No negaba Javier que de pronto se presentaban clientes al restaurante y le hacían comentarios ofensivos, implicando su culpa, al ser mexicano, de las diversas desgracias americanas. Pero le tenía sin cuidado, pues a pesar de que él seguía siendo oficial de limpieza de las sobras de los comensales, sentía –y lo declaraba sonriente-, que por más que lo denostaran, poseía algo más: era heredero de las glorias milenarias de Purépechas, Toltecas, Mayas y Aztecas. El poseía la dosis necesaria de picardía para reirse de sus circunstancias y tomar los males con sentido del humor y buena cara. Así es que hijo de su patria ¡qué pues!
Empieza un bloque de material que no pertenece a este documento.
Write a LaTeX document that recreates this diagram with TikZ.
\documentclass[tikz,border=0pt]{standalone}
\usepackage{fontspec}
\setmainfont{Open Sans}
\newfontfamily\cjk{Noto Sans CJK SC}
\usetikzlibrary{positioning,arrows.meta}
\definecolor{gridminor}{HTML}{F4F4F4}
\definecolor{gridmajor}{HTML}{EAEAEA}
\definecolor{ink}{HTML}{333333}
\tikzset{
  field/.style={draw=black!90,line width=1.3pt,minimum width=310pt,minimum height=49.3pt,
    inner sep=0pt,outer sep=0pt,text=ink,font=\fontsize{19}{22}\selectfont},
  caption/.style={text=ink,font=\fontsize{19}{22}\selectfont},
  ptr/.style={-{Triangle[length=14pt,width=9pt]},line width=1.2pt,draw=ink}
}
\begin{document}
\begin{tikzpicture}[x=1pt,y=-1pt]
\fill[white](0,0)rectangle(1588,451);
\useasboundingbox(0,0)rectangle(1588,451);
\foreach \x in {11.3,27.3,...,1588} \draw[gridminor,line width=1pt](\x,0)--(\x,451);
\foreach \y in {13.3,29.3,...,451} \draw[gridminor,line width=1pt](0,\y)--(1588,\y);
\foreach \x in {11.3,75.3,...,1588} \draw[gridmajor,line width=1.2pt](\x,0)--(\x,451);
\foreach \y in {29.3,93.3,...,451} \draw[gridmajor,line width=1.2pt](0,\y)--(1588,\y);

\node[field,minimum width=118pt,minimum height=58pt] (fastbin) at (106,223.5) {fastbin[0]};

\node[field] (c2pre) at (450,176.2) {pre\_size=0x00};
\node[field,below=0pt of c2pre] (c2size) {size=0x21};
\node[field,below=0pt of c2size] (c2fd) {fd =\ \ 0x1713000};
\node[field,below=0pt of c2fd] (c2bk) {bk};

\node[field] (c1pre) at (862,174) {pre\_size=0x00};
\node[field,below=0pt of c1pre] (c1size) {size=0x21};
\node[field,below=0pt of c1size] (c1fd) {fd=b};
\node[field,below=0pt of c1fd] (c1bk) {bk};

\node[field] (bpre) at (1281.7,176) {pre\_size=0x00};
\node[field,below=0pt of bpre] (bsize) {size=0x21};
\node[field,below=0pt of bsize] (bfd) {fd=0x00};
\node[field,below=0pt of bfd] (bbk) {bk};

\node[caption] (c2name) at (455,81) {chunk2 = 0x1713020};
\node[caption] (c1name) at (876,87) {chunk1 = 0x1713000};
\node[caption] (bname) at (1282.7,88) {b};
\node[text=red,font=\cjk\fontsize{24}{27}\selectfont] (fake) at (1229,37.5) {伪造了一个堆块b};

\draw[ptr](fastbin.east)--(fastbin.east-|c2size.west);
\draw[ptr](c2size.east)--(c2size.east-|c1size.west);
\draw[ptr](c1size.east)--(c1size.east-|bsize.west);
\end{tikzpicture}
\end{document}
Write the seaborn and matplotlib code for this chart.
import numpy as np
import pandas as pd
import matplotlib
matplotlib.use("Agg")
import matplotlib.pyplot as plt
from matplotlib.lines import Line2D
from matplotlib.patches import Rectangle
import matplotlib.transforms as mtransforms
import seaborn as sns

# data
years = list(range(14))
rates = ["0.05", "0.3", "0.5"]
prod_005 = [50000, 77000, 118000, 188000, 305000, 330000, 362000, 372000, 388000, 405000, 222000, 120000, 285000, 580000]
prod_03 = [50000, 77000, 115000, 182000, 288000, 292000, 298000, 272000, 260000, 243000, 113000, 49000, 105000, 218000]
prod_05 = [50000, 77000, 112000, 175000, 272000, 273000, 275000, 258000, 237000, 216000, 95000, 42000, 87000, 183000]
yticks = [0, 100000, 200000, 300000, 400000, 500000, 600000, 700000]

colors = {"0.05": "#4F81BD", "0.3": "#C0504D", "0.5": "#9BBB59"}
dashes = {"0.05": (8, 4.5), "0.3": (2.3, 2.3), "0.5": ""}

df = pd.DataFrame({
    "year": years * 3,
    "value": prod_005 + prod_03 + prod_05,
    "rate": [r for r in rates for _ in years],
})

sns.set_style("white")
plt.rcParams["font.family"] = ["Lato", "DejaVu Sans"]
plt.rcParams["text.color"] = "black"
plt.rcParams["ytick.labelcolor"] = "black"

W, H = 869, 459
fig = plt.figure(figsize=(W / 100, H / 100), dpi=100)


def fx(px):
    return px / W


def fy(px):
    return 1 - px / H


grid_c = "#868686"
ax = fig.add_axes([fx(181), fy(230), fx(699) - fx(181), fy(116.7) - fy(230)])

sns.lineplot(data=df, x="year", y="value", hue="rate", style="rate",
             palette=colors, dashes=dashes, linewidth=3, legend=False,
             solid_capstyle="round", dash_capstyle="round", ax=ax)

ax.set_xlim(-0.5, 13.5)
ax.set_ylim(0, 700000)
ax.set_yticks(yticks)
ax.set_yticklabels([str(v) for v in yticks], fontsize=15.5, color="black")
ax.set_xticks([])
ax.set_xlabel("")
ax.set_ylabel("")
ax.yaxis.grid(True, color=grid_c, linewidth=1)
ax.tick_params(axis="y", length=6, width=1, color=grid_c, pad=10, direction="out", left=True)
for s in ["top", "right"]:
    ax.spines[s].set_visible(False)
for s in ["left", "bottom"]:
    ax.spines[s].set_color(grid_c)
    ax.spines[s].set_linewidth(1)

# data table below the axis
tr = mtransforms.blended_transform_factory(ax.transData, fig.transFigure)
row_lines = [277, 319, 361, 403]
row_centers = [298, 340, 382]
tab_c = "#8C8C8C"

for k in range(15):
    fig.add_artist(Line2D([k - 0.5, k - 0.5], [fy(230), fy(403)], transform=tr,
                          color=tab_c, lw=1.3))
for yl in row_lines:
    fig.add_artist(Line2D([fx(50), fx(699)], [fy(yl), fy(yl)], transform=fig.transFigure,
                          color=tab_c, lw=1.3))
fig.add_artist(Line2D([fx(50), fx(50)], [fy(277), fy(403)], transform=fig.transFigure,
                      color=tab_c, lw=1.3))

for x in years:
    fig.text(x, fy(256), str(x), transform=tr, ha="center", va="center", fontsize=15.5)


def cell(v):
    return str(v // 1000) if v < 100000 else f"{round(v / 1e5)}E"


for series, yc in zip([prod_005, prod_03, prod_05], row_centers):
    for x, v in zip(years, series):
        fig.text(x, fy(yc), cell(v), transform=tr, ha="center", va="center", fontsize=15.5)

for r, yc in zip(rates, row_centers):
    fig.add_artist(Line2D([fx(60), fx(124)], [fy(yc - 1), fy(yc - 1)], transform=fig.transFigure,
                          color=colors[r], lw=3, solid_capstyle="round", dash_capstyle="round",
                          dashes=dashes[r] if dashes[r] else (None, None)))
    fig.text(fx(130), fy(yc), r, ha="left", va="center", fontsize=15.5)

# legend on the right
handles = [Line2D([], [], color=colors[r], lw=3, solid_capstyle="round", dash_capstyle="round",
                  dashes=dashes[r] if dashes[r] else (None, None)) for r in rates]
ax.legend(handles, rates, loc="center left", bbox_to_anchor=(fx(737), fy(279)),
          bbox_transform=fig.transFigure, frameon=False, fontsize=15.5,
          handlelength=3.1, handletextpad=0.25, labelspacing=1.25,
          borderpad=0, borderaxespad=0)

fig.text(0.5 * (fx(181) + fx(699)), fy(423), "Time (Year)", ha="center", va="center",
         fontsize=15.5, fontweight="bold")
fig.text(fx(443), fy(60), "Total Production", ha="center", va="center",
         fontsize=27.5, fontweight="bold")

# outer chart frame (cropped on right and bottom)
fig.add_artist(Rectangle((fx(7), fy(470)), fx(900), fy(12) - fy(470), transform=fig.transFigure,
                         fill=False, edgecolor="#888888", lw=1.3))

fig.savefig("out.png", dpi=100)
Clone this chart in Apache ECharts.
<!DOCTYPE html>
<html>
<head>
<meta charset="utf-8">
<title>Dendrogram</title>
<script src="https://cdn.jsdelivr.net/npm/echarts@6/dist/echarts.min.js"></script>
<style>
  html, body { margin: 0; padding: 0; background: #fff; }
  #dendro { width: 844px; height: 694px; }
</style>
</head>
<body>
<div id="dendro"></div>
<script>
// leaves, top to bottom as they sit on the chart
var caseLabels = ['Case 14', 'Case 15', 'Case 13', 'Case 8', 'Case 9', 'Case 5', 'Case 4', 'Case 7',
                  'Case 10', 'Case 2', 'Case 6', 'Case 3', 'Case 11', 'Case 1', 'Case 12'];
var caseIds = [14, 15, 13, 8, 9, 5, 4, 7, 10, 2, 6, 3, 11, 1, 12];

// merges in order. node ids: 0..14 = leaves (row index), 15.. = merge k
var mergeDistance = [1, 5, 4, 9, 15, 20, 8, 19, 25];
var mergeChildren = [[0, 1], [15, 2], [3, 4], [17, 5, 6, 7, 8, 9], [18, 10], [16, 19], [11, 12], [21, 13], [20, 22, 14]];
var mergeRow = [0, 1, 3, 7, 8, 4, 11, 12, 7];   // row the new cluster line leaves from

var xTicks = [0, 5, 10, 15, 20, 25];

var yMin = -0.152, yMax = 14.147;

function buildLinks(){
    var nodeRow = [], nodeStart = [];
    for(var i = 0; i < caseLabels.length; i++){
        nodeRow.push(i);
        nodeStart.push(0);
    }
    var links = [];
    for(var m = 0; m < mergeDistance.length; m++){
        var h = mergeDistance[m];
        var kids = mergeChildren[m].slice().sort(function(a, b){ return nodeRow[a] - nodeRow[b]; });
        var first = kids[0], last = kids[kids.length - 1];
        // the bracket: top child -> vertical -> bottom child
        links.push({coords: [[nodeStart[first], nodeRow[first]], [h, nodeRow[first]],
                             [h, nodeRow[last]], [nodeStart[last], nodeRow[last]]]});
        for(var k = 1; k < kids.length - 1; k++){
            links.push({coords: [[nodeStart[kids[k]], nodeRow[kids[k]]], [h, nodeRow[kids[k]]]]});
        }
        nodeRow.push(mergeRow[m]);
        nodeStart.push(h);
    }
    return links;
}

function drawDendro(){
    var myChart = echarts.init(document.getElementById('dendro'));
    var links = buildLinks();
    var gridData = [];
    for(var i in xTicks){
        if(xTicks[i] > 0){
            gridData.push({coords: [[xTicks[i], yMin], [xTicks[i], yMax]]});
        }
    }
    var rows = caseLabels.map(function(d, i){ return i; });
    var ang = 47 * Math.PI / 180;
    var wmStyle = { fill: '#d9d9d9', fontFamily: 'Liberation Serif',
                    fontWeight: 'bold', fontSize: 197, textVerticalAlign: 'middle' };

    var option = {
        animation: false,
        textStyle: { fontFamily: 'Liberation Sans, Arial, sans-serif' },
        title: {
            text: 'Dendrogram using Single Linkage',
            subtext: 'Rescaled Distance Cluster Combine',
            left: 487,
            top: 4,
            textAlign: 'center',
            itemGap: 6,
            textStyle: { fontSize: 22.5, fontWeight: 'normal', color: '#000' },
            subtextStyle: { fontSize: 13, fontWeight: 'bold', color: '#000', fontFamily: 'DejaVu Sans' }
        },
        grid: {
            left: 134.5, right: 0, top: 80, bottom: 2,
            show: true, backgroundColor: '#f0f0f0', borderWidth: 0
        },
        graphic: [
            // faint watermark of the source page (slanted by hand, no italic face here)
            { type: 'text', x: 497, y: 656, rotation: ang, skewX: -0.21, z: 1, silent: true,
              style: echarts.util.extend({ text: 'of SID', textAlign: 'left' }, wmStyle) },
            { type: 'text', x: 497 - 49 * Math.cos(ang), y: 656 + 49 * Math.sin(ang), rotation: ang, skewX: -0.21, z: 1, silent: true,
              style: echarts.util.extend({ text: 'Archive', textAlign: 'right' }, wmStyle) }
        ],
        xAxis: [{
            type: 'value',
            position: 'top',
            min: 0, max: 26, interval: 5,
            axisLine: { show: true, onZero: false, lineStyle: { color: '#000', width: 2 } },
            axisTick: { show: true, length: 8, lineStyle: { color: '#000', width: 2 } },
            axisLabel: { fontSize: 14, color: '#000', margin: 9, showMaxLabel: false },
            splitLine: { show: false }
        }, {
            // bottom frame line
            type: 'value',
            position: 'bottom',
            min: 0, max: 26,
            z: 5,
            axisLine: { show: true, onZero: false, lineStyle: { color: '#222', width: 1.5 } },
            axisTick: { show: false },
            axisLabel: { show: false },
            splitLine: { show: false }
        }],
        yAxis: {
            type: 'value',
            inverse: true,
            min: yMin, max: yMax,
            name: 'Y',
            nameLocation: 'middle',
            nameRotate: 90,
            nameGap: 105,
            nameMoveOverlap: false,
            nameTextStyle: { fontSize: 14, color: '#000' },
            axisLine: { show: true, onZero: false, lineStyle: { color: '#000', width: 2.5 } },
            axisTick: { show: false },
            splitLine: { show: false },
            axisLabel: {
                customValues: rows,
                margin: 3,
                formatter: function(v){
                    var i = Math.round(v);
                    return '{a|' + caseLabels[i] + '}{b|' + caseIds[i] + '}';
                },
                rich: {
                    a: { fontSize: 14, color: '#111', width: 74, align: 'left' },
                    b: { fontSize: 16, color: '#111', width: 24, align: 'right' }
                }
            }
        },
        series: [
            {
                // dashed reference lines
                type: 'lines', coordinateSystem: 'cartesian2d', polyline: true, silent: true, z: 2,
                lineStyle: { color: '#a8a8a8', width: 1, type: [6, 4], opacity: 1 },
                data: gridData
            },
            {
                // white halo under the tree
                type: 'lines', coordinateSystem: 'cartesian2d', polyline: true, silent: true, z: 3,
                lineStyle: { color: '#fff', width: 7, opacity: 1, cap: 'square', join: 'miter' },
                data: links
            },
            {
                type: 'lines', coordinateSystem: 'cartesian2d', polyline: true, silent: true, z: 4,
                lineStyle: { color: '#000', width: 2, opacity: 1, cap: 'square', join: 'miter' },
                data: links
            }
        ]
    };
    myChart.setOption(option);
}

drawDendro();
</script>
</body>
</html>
Porque la seguía queriendo como el que más, sin rencores estúpidos, a fin de cuentas, aún cuando había tenido que abandonarla, así eran las cosas, y él -reflejaba en sus ojos prietos-, no tenía intenciones de cambiarlas.

 

Le interrumpió el mesero –su jefe- con un gesto definitivamente exagerado, tan soez, que Javier tuvo que contener la risa, mientras contemplaba su mano a reventar de anillos, y me guiñaba un ojo. No le volví a ver hasta la salida, después de pagar la cuenta. Él se acercó, chocó su mano con la mía –primero la palma, luego el puño cerrado-, y me refrendó lo de hermano y tal, deseó en voz alta que viva México por siempre, y se volvió, para perderse entre ese mundo de gente aturdida por la brutalidad del choque cultural y la falta de pertenencia, pero sobrecogida por un inexplicable sentimiento de calidez y solidaridad con los suyos.

 

La misma gente que sigue haciendo un esfuerzo por recomponer su vida después de haber tenido que abandonar su tierra expulsados por la pobreza, la violencia. La gente que se empeña por convencer al resto del mundo que eso que sienten no es pánico a estar solos en un entorno extraño, sino desolación por no ser de aquí, ni de allá. La que constituye una nueva naciòn dentro de otra, engrosando las filas de mexicanos de primera, segunda y tercera generación que por millones viven, trabajan, cantan y lloran desde Nueva York hasta Los Ángeles. Esa gente que después de trabajar sonríe a Javier en el metro, de regreso a casa, y que hace patente que sin importar la causa de la migración siempre existe una posibilidad de recrear la patria en uno mismo.